If you could look forward to the end of the year, which do you thinks will be better off, the short-term investor or the long-term investor?  Well there is an interesting tension developing in the investment arena, which should cause the short-term investor (holding a position for less than 60 days) to do remarkably better than the long-term investor (holding a position for 6-18 months.)  Now don’t get me wrong, the long-term investor should be able to make a small return on his investments this year but nothing in comparison to the short-term investor.  

There is an interesting phenomenon going on this year.  The Federal Reserve is cutting interest rates.  That’s good for the stock market and almost always leads to higher stock prices.  More and more people hold stocks than at any time before.  This is because there are more self-funded retirement plans and more baby-boomers scurrying to fund their retirement accounts in the last few years ahead of retirement.  Each and every pay period millions of dollars are deducted from employees pay checks and sent off to a money manager, many of which by their charters’ are only allowed to hold a specified low percentage of their portfolios in cash, the rest must be put into the market.  Each week these dollars are looking for a home in the stock markets.  These purchases by fund managers increases the demand for stocks and thus the price of stocks.  We have two great reasons for stocks to go up! 
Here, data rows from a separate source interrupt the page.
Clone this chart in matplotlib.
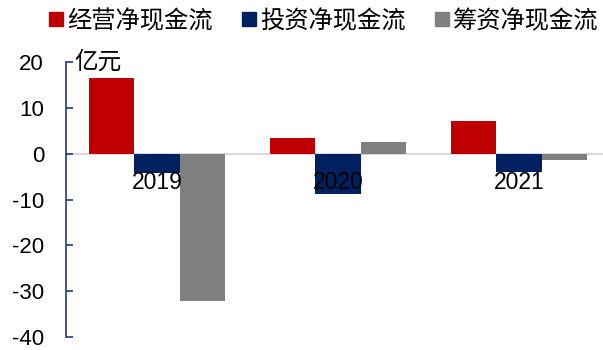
import matplotlib
matplotlib.use('Agg')
import numpy as np
import matplotlib.pyplot as plt
from matplotlib.lines import Line2D

plt.rcParams['font.family'] = ['Liberation Sans', 'Noto Sans CJK SC', 'DejaVu Sans']
plt.rcParams['axes.unicode_minus'] = False

years = ['2019', '2020', '2021']
series = ['经营净现金流', '投资净现金流', '筹资净现金流']
operating = [16.4, 3.5, 7.1]
investing = [-4.3, -8.8, -4.0]
financing = [-32.1, 2.6, -1.4]
colors = ['#C00000', '#002060', '#808080']

fig = plt.figure(figsize=(6.03, 3.5), dpi=100)
ax = fig.add_axes([0.110, 0.037, 0.901, 0.786])

x = np.arange(len(years))
w = 0.25
for k, (vals, c) in enumerate(zip([operating, investing, financing], colors)):
    ax.bar(x + (k - 1) * w, vals, w, color=c, zorder=2)

ax.axhline(0, color='#D9D9D9', lw=1.5, zorder=1)
ax.set_xlim(-0.5, 2.5)
ax.set_ylim(-40, 20)
ax.set_yticks(range(-40, 21, 10))
ax.set_xticks([])

for s in ['top', 'right', 'bottom']:
    ax.spines[s].set_visible(False)
ax.spines['left'].set_color('#1F3A7A')
ax.spines['left'].set_linewidth(1.2)
ax.tick_params(axis='y', direction='in', length=5, width=1.2, color='#1F3A7A',
               labelsize=16, pad=16)

for i, yr in enumerate(years):
    ax.annotate(yr, (i, 0), xytext=(0, -21), textcoords='offset points',
                ha='center', va='center', fontsize=16.5, zorder=3)

ax.text(0.015, 1.0, '亿元', transform=ax.transAxes, fontsize=17,
        family=['Noto Sans CJK SC', 'DejaVu Sans'], ha='left', va='center')

handles = [Line2D([], [], marker='s', ls='', color=c, markersize=10) for c in colors]
fig.legend(handles, series, loc='upper center', bbox_to_anchor=(0.535, 1.04), ncol=3,
           frameon=False, handletextpad=0.05, columnspacing=1.1, handlelength=0.8,
           prop={'family': ['Noto Sans CJK SC', 'DejaVu Sans'], 'size': 17.5})

fig.savefig('out.png', dpi=100)
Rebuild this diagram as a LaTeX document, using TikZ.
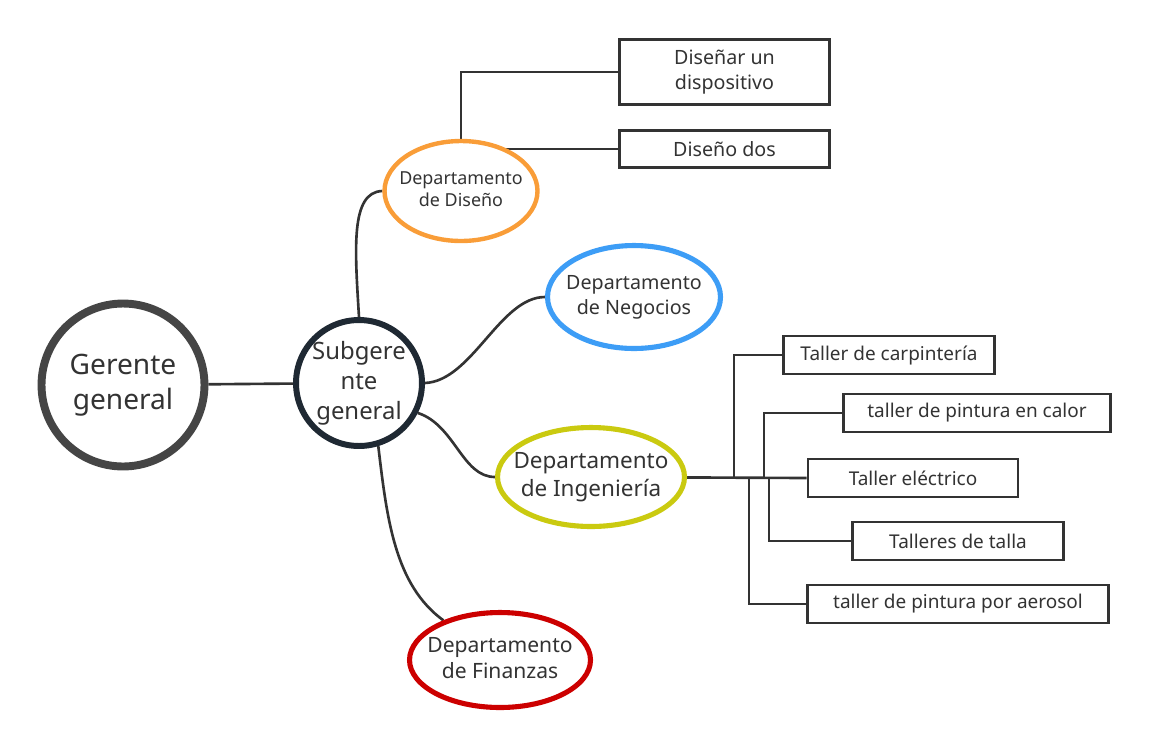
\documentclass[tikz,border=0pt]{standalone}
\usepackage{fontspec}
\setmainfont{Noto Sans}
\usetikzlibrary{shapes.geometric,backgrounds}

\definecolor{inkgray}{HTML}{333333}
\definecolor{gerborder}{HTML}{454545}
\definecolor{subborder}{HTML}{1F2933}
\definecolor{disorange}{HTML}{F99D38}
\definecolor{negblue}{HTML}{3D9DF6}
\definecolor{ingyellow}{HTML}{CACA10}
\definecolor{finred}{HTML}{CC0000}

% text that does not widen its ellipse
\newcommand{\deptlabel}[1]{\makebox[0pt]{\begin{tabular}{@{}c@{}}#1\end{tabular}}}

\tikzset{
  dept/.style={ellipse, draw, fill=white, line width=2.9pt, inner sep=0pt,
    text=inkgray},
  taskbox/.style={rectangle, draw=inkgray, fill=white, line width=1.6pt,
    inner sep=0pt, minimum height=0.76cm, align=center, text=inkgray,
    font=\fontsize{10.8pt}{13pt}\selectfont},
  link/.style={draw=inkgray, line width=1.5pt}
}

\begin{document}
\begin{tikzpicture}[x=0.02cm, y=-0.02cm]
    \useasboundingbox (0,0) rectangle (1149,748);
    % central nodes
    \node[circle, draw=gerborder, fill=white, line width=4.5pt, minimum size=3.26cm,
      inner sep=0pt, align=center, text=inkgray,
      font=\fontsize{16pt}{20pt}\selectfont] (ger) at (123,385) {Gerente\\general};
    \node[circle, draw=subborder, fill=white, line width=3.4pt, minimum size=2.52cm,
      inner sep=0pt, align=center, text=inkgray,
      font=\fontsize{13.6pt}{17pt}\selectfont] (sub) at (359,383) {Subgere\\nte\\general};
    % departments
    \node[dept, draw=disorange, line width=2.5pt, minimum width=3.06cm, minimum height=2.0cm,
      font=\fontsize{10.2pt}{13pt}\selectfont] (dis) at (461,191) {\deptlabel{Departamento\\de Diseño}};
    \node[dept, draw=negblue, minimum width=3.46cm, minimum height=2.06cm,
      font=\fontsize{11.2pt}{14pt}\selectfont] (neg) at (634,297) {\deptlabel{Departamento\\de Negocios}};
    \node[dept, draw=ingyellow, minimum width=3.74cm, minimum height=1.98cm,
      font=\fontsize{12.8pt}{15.5pt}\selectfont] (ing) at (591,477) {\deptlabel{Departamento\\de Ingeniería}};
    \node[dept, draw=finred, minimum width=3.62cm, minimum height=1.9cm,
      font=\fontsize{12pt}{15pt}\selectfont] (fin) at (500,660) {\deptlabel{Departamento\\de Finanzas}};
    % design tasks
    \node[taskbox, minimum width=4.2cm, minimum height=1.3cm,
      font=\fontsize{11.2pt}{14.5pt}\selectfont] (dev) at (724.5,72) {Diseñar un\\dispositivo};
    \node[taskbox, minimum width=4.2cm, minimum height=0.74cm,
      font=\fontsize{11.2pt}{14pt}\selectfont] (dos) at (724.5,149) {Diseño dos};
    % workshops
    \node[taskbox, minimum width=4.22cm] (carp) at (889,355) {Taller de carpintería};
    \node[taskbox, minimum width=5.34cm] (calor) at (977,413) {taller de pintura en calor};
    \node[taskbox, minimum width=4.2cm] (elec) at (913,478) {Taller eléctrico};
    \node[taskbox, minimum width=4.22cm] (talla) at (958,541) {Talleres de talla};
    \node[taskbox, minimum width=6.02cm] (aero) at (958,604) {taller de pintura por aerosol};
    % junctions on the trunk
    \coordinate (jcarp) at (734,477);
    \coordinate (jcalor) at (764,477);
    \coordinate (jtalla) at (769,477);
    \coordinate (jaero) at (749,477);

    \begin{scope}[on background layer]
      \draw[link] (ger) -- (sub);
      \draw[link] (sub.north) .. controls (355,250) and (350,192) .. (dis.west);
      \draw[link] (sub.east) .. controls (472,381) and (500,297) .. (neg.west);
      \draw[link] (sub.-27) .. controls (455,425) and (462,477) .. (ing.west);
      \draw[link] (sub.-73) .. controls (387,520) and (395,585) .. (fin.145);
      \draw[link] (dis.north) |- (dev.west);
      \draw[link] (dis.center |- dos.west) -- (dos.west);
      \draw[link] (ing.center) -- (elec.west);
      \draw[link] (jcarp) |- (carp.west);
      \draw[link] (jcalor) |- (calor.west);
      \draw[link] (jtalla) |- (talla.west);
      \draw[link] (jaero) |- (aero.west);
    \end{scope}
\end{tikzpicture}
\end{document}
Now here is the bad news.  Corporate earnings are one of the best forecasters of stock prices.   In recent weeks we’ve seen reports of weaker earnings from the most recent quarter, and guidance from many companies for lower earnings in the next one to four quarters.  If earnings forecast share prices than stock prices should move lower over the coming year.  So on one hand we have two strong reasons for stocks to move higher and on the other hand we have a good reason for stocks to move lower.  That is the tension that will entangle the stock market for the bulk of the year.  All totaled the markets may be near equilibrium with little impetus for them to move much higher or lower.  As the Fed cuts rates and fund managers buy stocks the markets will move higher and then weak corporate earnings will pull the markets lower.  These forces will be in play for most of the year.  The year will likely be characterized by small swings within a modest trading range.  Many long-term investors may be chagrined to see that their portfolios are worth just as much at the end of the year as they were at the beginning.  But for the short-term investor there will be many nice up and down swings of a couple of hundred points for the short-term investor to carry right to the bank.